Apa yang telah kita lakukan?

Waktu yang terus bergulir tak tertahankan, tanpa mengenal kembali. Kitapun mengikuti alur waktu yang terus berjalan. Hari demi hari terlewatkan. Berbagai kenyataan kita dapatkan seiring dengan bergulirnya sang waktu. Berbagai ekspresipun kita nampakkan. Terkadang kita tersenyum, kadang sedih, tertawa ria, emosi dan berbagai ekspresi lain sebagai konsekuensi dari kenyataan yang kita dapatkan hari demi hari tersebut. Terkadang kenyataan-kenyataan yang menimpa menjadikan kita trauma, stres, bahkan sampai depresi. Terkadang pula kenyataan yang menimpa itu menjadikan kita kembali bergairah menghadapi hari-hari yang mungkin menyesakkan bagi orang lain. Demikianlah, respon-respon kita terhadap hari-hari yang terus berlalu.
Dan tanpa kita sadari usia kita semakin bertambah. Dalam artian bertambah secara kuantitas. Berubah dari 22 tahun menjadi 23 tahun, 23 tahun menjdai 24 tahun, dan seterusnya. Walaupun secara maknawi kita katakan bahwa usia semakin berkurang. Karena dengan berubahnya waktu yang terus bergulir ini, berarti kematian sudah semakin dekat akan menjemput. Dengan demikian tidak ada yang dapat dan perlu kita banggakan dalam hidup ini. Semua pasti akan berakhir dengan yang namanya kematian.
Pengalaman-pengalaman itu telah kita dapatkan. Berarti guru kehidupan telah banyak kita lalui. Dengannya, kitapun semakin mantap berekspresi karena banyaknya pengalaman yang telah kita dapatkan. Pengalaman adalah guru terbaik. Pengalaman membuat kita cerdas dalam menanggapi liku-liku. Namun, ada hal yang harus kita pahami untuk kita realisasikan bahwa saat ini banyak hal yang belum dilakukan. Sangat sedikit manfaat yang telah kita berikan. Untuk diri sendiri, ternyata kitapun belum memberikan yang terbaik untuk diri ini. Tindakan menzalimi diri sendiri mungkin masih terbiasa kita lakukan.

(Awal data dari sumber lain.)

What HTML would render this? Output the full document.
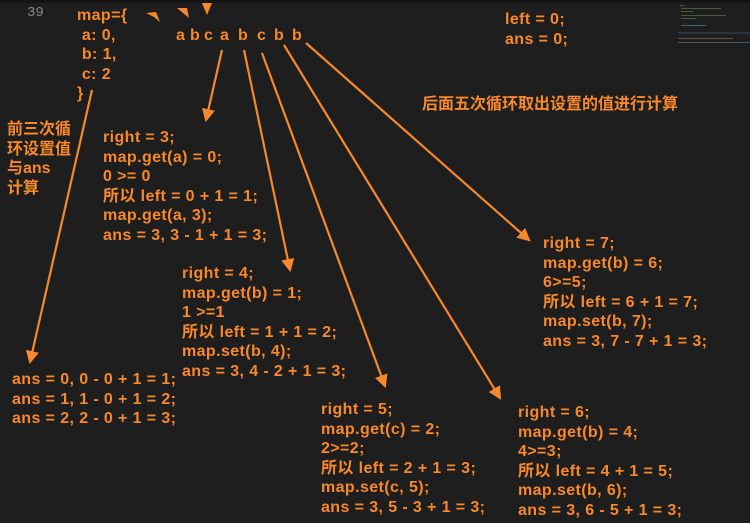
<!DOCTYPE html>
<html><head><meta charset="utf-8"><style>
body{margin:0;width:750px;height:523px;background:#1e1e1e;overflow:hidden;position:relative;font-family:"Liberation Sans","Noto Sans CJK SC",sans-serif;}
.t{position:absolute;color:#f7882b;font-weight:bold;font-size:16px;letter-spacing:0.4px;line-height:19.5px;white-space:pre;}
.c{position:absolute;color:#f7882b;font-weight:bold;font-size:16px;top:26px;line-height:19.5px;}
.top{position:absolute;left:0;top:0;width:750px;height:3px;background:#141414;}
.ln{position:absolute;left:27px;top:5px;color:#8a8a8a;font-family:"Liberation Mono",monospace;font-size:14px;}
.mm{position:absolute;height:1px;background:#4a5a40;}
</style></head><body>
<div class="top"></div>
<div class="ln">39</div>
<div class="mm" style="left:680px;top:5px;width:4px"></div>
<div class="mm" style="left:681px;top:8px;width:40px"></div>
<div class="mm" style="left:681px;top:11px;width:12px"></div>
<div class="mm" style="left:681px;top:15px;width:45px"></div>
<div class="mm" style="left:681px;top:18px;width:15px"></div>
<div class="mm" style="left:681px;top:25px;width:25px;background:#3a6a70"></div>
<div class="mm" style="left:678px;top:32px;width:72px;height:2px;background:#2a3440"></div>
<div class="mm" style="left:678px;top:38px;width:55px;background:#5a5050"></div>
<div class="mm" style="left:678px;top:42px;width:72px;background:#4a5a5a"></div>
<div class="t" style="left:77px;top:6px">map={
 a: 0,
 b: 1,
 c: 2
}</div>
<div class="c" style="left:176px">a</div>
<div class="c" style="left:190px">b</div>
<div class="c" style="left:204px">c</div>
<div class="c" style="left:220px">a</div>
<div class="c" style="left:238px">b</div>
<div class="c" style="left:257px">c</div>
<div class="c" style="left:274px">b</div>
<div class="c" style="left:292px">b</div>
<div class="t" style="left:505px;top:10px">left = 0;
ans = 0;</div>
<div class="t" style="left:422px;top:95px;letter-spacing:0">后面五次循环取出设置的值进行计算</div>
<div class="t" style="left:7px;top:120px;letter-spacing:0">前三次循
环设置值
与ans
计算</div>
<div class="t" style="left:103px;top:128px">right = 3;
map.get(a) = 0;
0 >= 0
所以 left = 0 + 1 = 1;
map.get(a, 3);
ans = 3, 3 - 1 + 1 = 3;</div>
<div class="t" style="left:182px;top:264px">right = 4;
map.get(b) = 1;
1 >=1
所以 left = 1 + 1 = 2;
map.set(b, 4);
ans = 3, 4 - 2 + 1 = 3;</div>
<div class="t" style="left:12px;top:370px">ans = 0, 0 - 0 + 1 = 1;
ans = 1, 1 - 0 + 1 = 2;
ans = 2, 2 - 0 + 1 = 3;</div>
<div class="t" style="left:321px;top:400px">right = 5;
map.get(c) = 2;
2>=2;
所以 left = 2 + 1 = 3;
map.set(c, 5);
ans = 3, 5 - 3 + 1 = 3;</div>
<div class="t" style="left:518px;top:403px">right = 6;
map.get(b) = 4;
4>=3;
所以 left = 4 + 1 = 5;
map.set(b, 6);
ans = 3, 6 - 5 + 1 = 3;</div>
<div class="t" style="left:543px;top:234px">right = 7;
map.get(b) = 6;
6>=5;
所以 left = 6 + 1 = 7;
map.set(b, 7);
ans = 3, 7 - 7 + 1 = 3;</div>
<svg width="750" height="523" style="position:absolute;left:0;top:0">
<defs><marker id="m" markerWidth="6" markerHeight="6" refX="5" refY="3" orient="auto" markerUnits="strokeWidth"><path d="M0,0 L6,3 L0,6 z" fill="#f7882b"/></marker></defs>
<g stroke="#f7882b" stroke-width="2.2" fill="none" marker-end="url(#m)">
<line x1="92" y1="90" x2="30" y2="362"/>
<line x1="222" y1="50" x2="206" y2="120"/>
<line x1="244" y1="50" x2="290" y2="270"/>
<line x1="262" y1="53" x2="385" y2="386"/>
<line x1="284" y1="45" x2="500" y2="398"/>
<line x1="306" y1="43" x2="529" y2="240"/>
</g>
<g fill="#f7882b">
<polygon points="146,13 156,12 160,22 154,17"/>
<polygon points="177,8 187,8 189,18 183,13"/>
<polygon points="202,3 212,3 207,15"/>
</g>
</svg>
</body></html>
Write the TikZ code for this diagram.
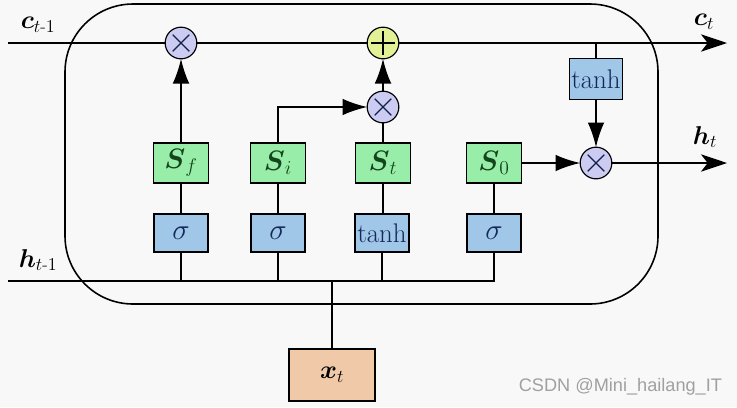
\documentclass[tikz,border=0pt]{standalone}
\usepackage{fix-cm}
\usepackage{amsmath}
\usepackage{fontspec}
\newfontfamily\wmfont{Liberation Sans}
\usetikzlibrary{arrows.meta}
\definecolor{bgc}{RGB}{248,248,248}
\definecolor{sgreen}{RGB}{152,238,168}
\definecolor{sblue}{RGB}{160,198,232}
\definecolor{slav}{RGB}{204,204,242}
\definecolor{syel}{RGB}{226,240,150}
\definecolor{speach}{RGB}{240,202,168}
\definecolor{gtext}{RGB}{20,70,30}
\definecolor{btext}{RGB}{20,40,90}
\definecolor{wm}{RGB}{160,160,160}
\begin{document}
\begin{tikzpicture}[x=0.03cm,y=-0.03cm,
  every node/.style={inner sep=0pt, outer sep=0pt},
  thick line/.style={line width=1.35pt},
  thin line/.style={line width=1pt},
  inarrow/.style={-{Latex[length=0.74cm,width=0.5cm]}},
  outarrow/.style={-{Stealth[length=0.78cm,width=0.52cm,inset=0.2cm]}},
  gbox/.style={draw, line width=1pt, fill=sgreen, minimum width=1.65cm, minimum height=1.2cm, text=gtext, font=\fontsize{24}{26}\selectfont},
  bbox/.style={draw, line width=1pt, fill=sblue, minimum width=1.62cm, minimum height=1.14cm, text=btext, font=\fontsize{25}{27}\selectfont},
  tbox/.style={draw, line width=1pt, fill=sblue, text=btext, font=\fontsize{23}{25}\selectfont},
  mulop/.style={draw, line width=1pt, circle, fill=slav, minimum size=0.95cm},
  addop/.style={draw, line width=1pt, circle, fill=syel, minimum size=0.95cm},
  lbl/.style={font=\fontsize{22}{24}\selectfont}
]
\useasboundingbox (0,0) rectangle (737,407);
\fill[bgc] (0,0) rectangle (737,407);

% cell border
\draw[thick line, rounded corners=2.04cm] (65,4) rectangle (658,304);

% operators
\node[mulop] (m1) at (181,43) {};
\node[addop] (p) at (383,43) {};
\node[mulop] (m2) at (383,107) {};
\node[mulop] (m3) at (596,163) {};
\foreach \n in {m1,m2,m3}{
  \draw[line width=1pt, btext!80!black] ([shift={(-0.25cm,-0.25cm)}]\n.center) -- ([shift={(0.25cm,0.25cm)}]\n.center)
    ([shift={(-0.25cm,0.25cm)}]\n.center) -- ([shift={(0.25cm,-0.25cm)}]\n.center);
}
\draw[line width=1pt] ([yshift=-0.35cm]p.center) -- ([yshift=0.35cm]p.center)
  ([xshift=-0.35cm]p.center) -- ([xshift=0.35cm]p.center);

% gate boxes
\node[gbox] (sf) at (181,163) {$\boldsymbol{S}_f$};
\node[gbox] (si) at (278,163) {$\boldsymbol{S}_i$};
\node[gbox] (st) at (383,163) {$\boldsymbol{S}_t$};
\node[gbox] (so) at (494,163) {$\boldsymbol{S}_0$};
\node[bbox] (g1) at (181,233) {$\sigma$};
\node[bbox] (g2) at (278,233) {$\sigma$};
\node[bbox, font=\fontsize{23}{25}\selectfont] (g3) at (382,233) {$\tanh$};
\node[bbox] (g4) at (494,233) {$\sigma$};
\node[tbox, minimum width=1.59cm, minimum height=1.23cm] (tc) at (596,79) {$\tanh$};
\node[draw, line width=1.1pt, fill=speach, minimum width=2.58cm, minimum height=1.56cm, font=\fontsize{22}{24}\selectfont] (x) at (332,375) {$\boldsymbol{x}_t$};

% coordinates
\coordinate (cin) at (8,43);
\coordinate (cout) at (727,43);
\coordinate (hin) at (8,281);
\coordinate (hout) at (727,163);
\coordinate (hj) at (332,281);
\coordinate (ctap) at (596,43);

% labels
\node[lbl] (lc0) at (38,25) {$\boldsymbol{c}_{t\text{-}1}$};
\node[lbl] (lc1) at (704,22) {$\boldsymbol{c}_t$};
\node[lbl] (lh0) at (38,260) {$\boldsymbol{h}_{t\text{-}1}$};
\node[lbl] (lh1) at (705,137) {$\boldsymbol{h}_t$};

% cell state line
\draw[thick line] (cin) -- (m1.west);
\draw[thick line] (m1.east) -- (p.west);
\draw[thick line, outarrow] (p.east) -- (cout);

% hidden input bus
\draw[thin line] (hin) -- (g4.south |- hin) -- (g4.south);
\draw[thin line] (g1.south) -- (g1.south |- hin);
\draw[thin line] (g2.south) -- (g2.south |- hin);
\draw[thin line] (g3.south) -- (g3.south |- hin);
\draw[thin line] (x.north) -- (hj);

% sigma to S
\draw[thin line] (g1) -- (sf);
\draw[thin line] (g2) -- (si);
\draw[thin line] (g3.north) -- (g3.north -| st.south) -- (st.south);
\draw[thin line] (g4) -- (so);

% gates to operators
\draw[thick line, inarrow] (sf.north) -- (m1.south);
\draw[thick line, inarrow] (si.north) |- (m2.west);
\draw[thin line] (st.north) -- (m2.south);
\draw[thick line, inarrow] (m2.north) -- (p.south);
\draw[thin line] (ctap) -- (tc.north);
\draw[thick line, inarrow] (tc.south) -- (m3.north);
\draw[thick line, inarrow] (so.east) -- (m3.west);
\draw[thick line, outarrow] (m3.east) -- (hout);

% watermark
\node[text=wm, font=\wmfont\fontsize{15.5}{17}\selectfont, anchor=east] (wmk) at (722,387) {CSDN @Mini\_hailang\_IT};
\end{tikzpicture}
\end{document}
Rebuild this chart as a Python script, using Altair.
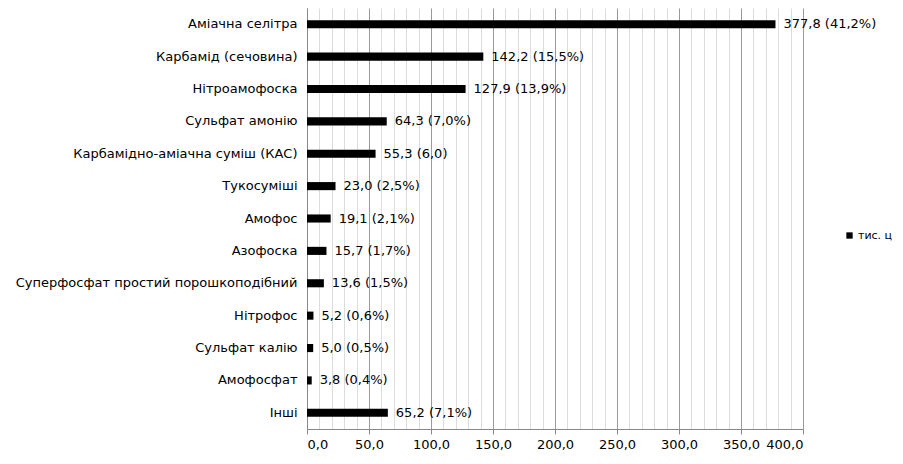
import altair as alt
import pandas as pd

categories = [
    "Аміачна селітра",
    "Карбамід (сечовина)",
    "Нітроамофоска",
    "Сульфат амонію",
    "Карбамідно-аміачна суміш (КАС)",
    "Тукосуміші",
    "Амофос",
    "Азофоска",
    "Суперфосфат простий порошкоподібний",
    "Нітрофос",
    "Сульфат калію",
    "Амофосфат",
    "Інші",
]
values = [377.8, 142.2, 127.9, 64.3, 55.3, 23.0, 19.1, 15.7, 13.6, 5.2, 5.0, 3.8, 65.2]
shares = ["(41,2%)", "(15,5%)", "(13,9%)", "(7,0%)", "(6,0)", "(2,5%)", "(2,1%)",
          "(1,7%)", "(1,5%)", "(0,6%)", "(0,5%)", "(0,4%)", "(7,1%)"]
series_name = "тис. ц"
x_ticks = list(range(0, 401, 10))

df = pd.DataFrame({
    "cat": categories,
    "value": values,
    "label": [f"{v:.1f}".replace(".", ",") + " " + s for v, s in zip(values, shares)],
    "series": [series_name] * len(categories),
})

FONT = "DejaVu Sans"
FS = 13

x_axis = alt.Axis(
    values=x_ticks,
    title=None,
    labelOverlap=False,
    labelExpr="datum.value % 50 === 0 ? replace(format(datum.value, '.1f'), '.', ',') : ''",
    gridColor={"condition": {"test": "datum.value % 50 === 0", "value": "#9a9a9a"}, "value": "#dcdcdc"},
    tickOpacity={"condition": {"test": "datum.value % 50 === 0", "value": 1}, "value": 0},
    tickColor="#888888",
    tickSize=5,
    domainColor="#888888",
    labelFont=FONT,
    labelFontSize=FS,
    labelColor="#000000",
    labelPadding=4,
)
x_scale = alt.Scale(domain=[0, 400], nice=False)

y_axis = alt.Axis(
    title=None,
    ticks=False,
    domainColor="#888888",
    labelFont=FONT,
    labelFontSize=FS,
    labelColor="#000000",
    labelPadding=10,
    labelLimit=400,
)
y_scale = alt.Scale(paddingInner=0.75, paddingOuter=0.375)

bars = alt.Chart(df).mark_bar(color="#000000").encode(
    x=alt.X("value:Q", scale=x_scale, axis=x_axis),
    y=alt.Y("cat:N", sort=categories, scale=y_scale, axis=y_axis),
    color=alt.Color(
        "series:N",
        scale=alt.Scale(range=["#000000"]),
        legend=alt.Legend(
            title=None,
            orient="none",
            legendX=537,
            legendY=222,
            symbolType="square",
            symbolSize=40,
            labelFont=FONT,
            labelFontSize=11,
            labelOffset=3,
            labelLimit=200,
            labelColor="#000000",
        ),
    ),
)

texts = alt.Chart(df).mark_text(
    align="left", baseline="middle", dx=8, font=FONT, fontSize=FS, color="#000000"
).encode(
    x=alt.X("value:Q", scale=x_scale, axis=x_axis),
    y=alt.Y("cat:N", sort=categories, scale=y_scale, axis=y_axis),
    text="label:N",
)

chart = (bars + texts).properties(
    width=496,
    height=421,
    autosize=alt.AutoSizeParams(type="none"),
    padding={"left": 299, "top": 0, "right": 92, "bottom": 25},
).configure_view(stroke=None).configure_axis(gridOpacity=1)

chart.save("out.html", embed_options={"renderer": "svg", "actions": False})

Apa yang telah kita lakukan tatkala mata ini telah mengantuk?? Apakah membiarkan mata ini terus dalam keadaan mengantuk ataukah kita membiarkannya mata beristrahat?? Ketika lambung ini menuntut untuk terisi, apakah kita sudah memenuhi haknya?? Ketika jiwa raga mengeluh karena terasa sempit akibat maksiat misalnya, apakah kita sudah memenuhinya dengan taubat. Ataukah kita membiarkannya larut dengan maksiat itu? Sudahkah jiwa ini kita penuhi dengan kebutuhan rohaniah yang mendorong kita untuk dekat kepada Allah?? ataukah kita justru menjadi pembangkang dengan nikmat yang sangat sedikit yang kita miliki? Ketika ini terjadi, maka celakalah kita. Merugilah kita. Semoga kita terhindar dari sikap menzalimi diri sendiri.
Kemudian, berapa banyak pula manfaat yang kita berikan kepada orang lain? Orang tua kita, saudara-saudara kita. Masyarakat kita, pemimpin kita serta mereka yang mendapatkan hak manfaat dari kita? Apa yang telah kita buat untuk mereka yang membutuhkan kita? Jikalau saat ini kita mengaku telah berbuat banyak untuk orang tua misalnya, apakah kebaikan yang kita berikan kepada orang tua telah menutupi semua kebaikan yang orang tua berikan kepada kita? Mari kita renugkan bersama. Sudah saatnya kita berbuat untuk memberi manfaat kepada diri ini, kepada orang lain yang memang membutuhkan manfaat itu.